Meet the Plant Collections & Records Intern: Chase Krug

close up of a Buck rose in piinks

My name is Chase Krug, and I am the Plant Collections & Records intern for summer 2020! I am from Marion, Iowa, and currently a junior at Iowa State University majoring in Agronomy. My duties as the Plant Collections & Records intern include collecting phenology data, updating plant records, updating garden maps, organizing plant educational outreach called the Plants of Interest table, creating plant accession tags and making display plant labels.

My leadership project focuses on propagating Buck rose cultivars in the Dr. Griffith Buck Rose Collection to create a backup collection that will safeguard the renowned rose collection. The Dr. Griffith Buck Rose Collection at Reiman Gardens is my favorite plant collection we have here at Reiman Gardens because of its uniqueness and historic ties to Iowa State University.

Griffith J. Buck served as a horticulture professor at Iowa State University from 1949 to 1985 and is credited with the creation of nearly 90 cold hardy and disease resistant rose cultivars. Dr. Griffith Buck wanted gardeners to be able to grow hybrid-tea style rose varieties without needing winter protection or requiring the use of pesticides to thrive. His breeding program only selected roses that were able to survive the severe winters of Iowa and had little to no disease problems such as blackspot caused by the fungus Diplocarpon rosae.

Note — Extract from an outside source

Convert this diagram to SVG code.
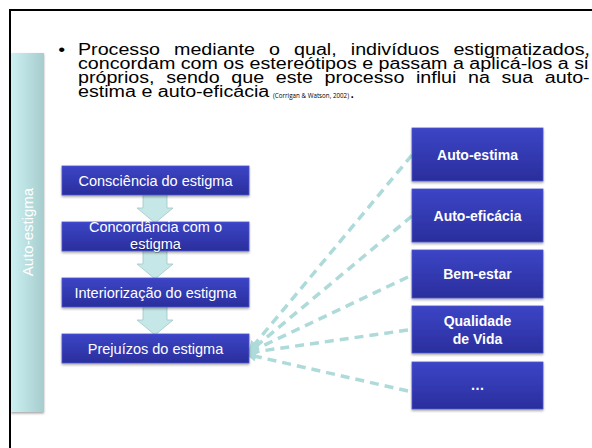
<svg xmlns="http://www.w3.org/2000/svg" width="592" height="448" viewBox="0 0 592 448">
<defs>
<linearGradient id="gBlue" x1="0" y1="0" x2="0" y2="1">
<stop offset="0" stop-color="#3c45c6"/>
<stop offset="1" stop-color="#2a2e9c"/>
</linearGradient>
<linearGradient id="gSide" x1="0" y1="0" x2="1" y2="0">
<stop offset="0" stop-color="#cdf1f3"/>
<stop offset="1" stop-color="#a6ccce"/>
</linearGradient>
<filter id="sh" x="-10%" y="-10%" width="120%" height="130%">
<feDropShadow dx="0" dy="1.5" stdDeviation="1" flood-color="#000" flood-opacity="0.35"/>
</filter>
<marker id="ah" viewBox="0 0 10 10" refX="2" refY="5" markerWidth="3" markerHeight="3" orient="auto">
<path d="M0,0 L10,5 L0,10 z" fill="#aedada"/>
</marker>
<style>
.box{fill:url(#gBlue);stroke:#4b53cc;stroke-width:0.8;filter:url(#sh)}
.lt{font-family:"Liberation Sans",Arial,sans-serif;font-size:14.5px;fill:#fff;text-anchor:middle}
.rt{font-family:"Liberation Sans",Arial,sans-serif;font-size:14px;font-weight:bold;fill:#fff;text-anchor:middle}
.hd{font-family:"Liberation Sans",Arial,sans-serif;font-size:16px;fill:#000}
.cite{font-family:"Open Sans","Liberation Sans",sans-serif;font-size:8px;fill:#000}
.arr{fill:#c6e7e7;stroke:#9ec6c6;stroke-width:0.8}
.dash{fill:none;stroke:#aedada;stroke-width:3.5;stroke-dasharray:9 6;marker-end:url(#ah)}
</style>
</defs>
<rect width="592" height="448" fill="#fff"/>
<path d="M10,448 V10 H592" fill="none" stroke="#000" stroke-width="2"/>

<g id="header">
<g transform="translate(78 0) scale(1.23 1)">
<text class="hd" x="-16" y="55.5">•</text>
<text class="hd" x="0" y="55.5" word-spacing="7">Processo mediante o qual, indivíduos estigmatizados,</text>
<text class="hd" x="0" y="69.5">concordam com os estereótipos e passam a aplicá-los a si</text>
<text class="hd" x="0" y="83.5" word-spacing="5">próprios, sendo que este processo influi na sua auto-</text>
<text class="hd" x="0" y="97.5">estima e auto-eficácia</text>
</g>
<text class="cite" x="273" y="97.5" textLength="76" lengthAdjust="spacingAndGlyphs">(Corrigan &amp; Watson, 2002)</text>
<text class="hd" x="350" y="97.5">.</text>
</g>

<g id="sidebar">
<rect x="11" y="53" width="33" height="359" fill="url(#gSide)" filter="url(#sh)"/>
<text x="27" y="232" transform="rotate(-90 27 232)" font-family="'Liberation Sans',Arial,sans-serif" font-size="15" fill="#fff" text-anchor="middle" dominant-baseline="central">Auto-estigma</text>
</g>

<g id="connectors">
<path class="arr" d="M143,194 H167 V208 H173 L155,223 L137,208 H143 Z"/>
<path class="arr" d="M143,250 H167 V264 H173 L155,279 L137,264 H143 Z"/>
<path class="arr" d="M143,306 H167 V320 H173 L155,335 L137,320 H143 Z"/>
<line class="dash" x1="412" y1="155" x2="254" y2="345"/>
<line class="dash" x1="412" y1="216" x2="254" y2="348"/>
<line class="dash" x1="408" y1="277" x2="254" y2="350"/>
<line class="dash" x1="408" y1="330" x2="254" y2="352"/>
<line class="dash" x1="408" y1="391" x2="254" y2="356"/>
</g>

<g id="n1"><rect class="box" x="62" y="166" width="187" height="29"/><text class="lt" x="155.5" y="186">Consciência do estigma</text></g>
<g id="n2"><rect class="box" x="62" y="222" width="187" height="29"/>
<text class="lt" x="155.5" y="232">Concordância com o</text>
<text class="lt" x="156" y="250" style="fill:#000;opacity:0.3">estigma</text>
<text class="lt" x="155.5" y="248.5">estigma</text></g>
<g id="n3"><rect class="box" x="62" y="278" width="187" height="29"/><text class="lt" x="155.5" y="297.5">Interiorização do estigma</text></g>
<g id="n4"><rect class="box" x="62" y="334" width="187" height="29"/><text class="lt" x="155.5" y="353.5">Prejuízos do estigma</text></g>

<g id="r1"><rect class="box" x="412" y="128" width="131" height="53"/><text class="rt" x="477.5" y="160">Auto-estima</text></g>
<g id="r2"><rect class="box" x="412" y="189" width="131" height="53"/><text class="rt" x="477.5" y="221">Auto-eficácia</text></g>
<g id="r3"><rect class="box" x="412" y="250" width="131" height="48"/><text class="rt" x="477.5" y="279">Bem-estar</text></g>
<g id="r4"><rect class="box" x="412" y="306" width="131" height="47"/><text class="rt" x="477.5" y="326">Qualidade</text><text class="rt" x="477.5" y="344">de Vida</text></g>
<g id="r5"><rect class="box" x="412" y="362" width="131" height="47"/><text class="rt" x="477.5" y="390">…</text></g>
</svg>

Dr. Buck’s work which focused on the creation of low-maintenance and disease resistant cultivars is now considered ahead of its time. The rose market at the time of his breeding work did not focus on traits such as disease resistance because rosarians readily sprayed pesticide to prevent outbreaks of disease. Dr. Buck’s rose breeding work went relatively unnoticed until the early 2000’s when a shift among gardeners occurred, who wanted new sustainable methods of pest control away from the use of pesticides, and toward low maintenance landscaping.

Today, his varieties have been important genetic sources of germplasm in creating modern disease resistant roses. The Reiman Gardens Buck Rose Collection holds the largest number of rose cultivars developed by Dr. Griffith Buck. The collection is registered with the North American Plant Collections Consortium which is a network of public gardens and arboreta that helps coordinate approaches for plant germplasm preservation and the use of high plant collection standards. The Buck Rose Collection serves as a living genetic resource for rose breeders to develop improved disease resistant cultivars.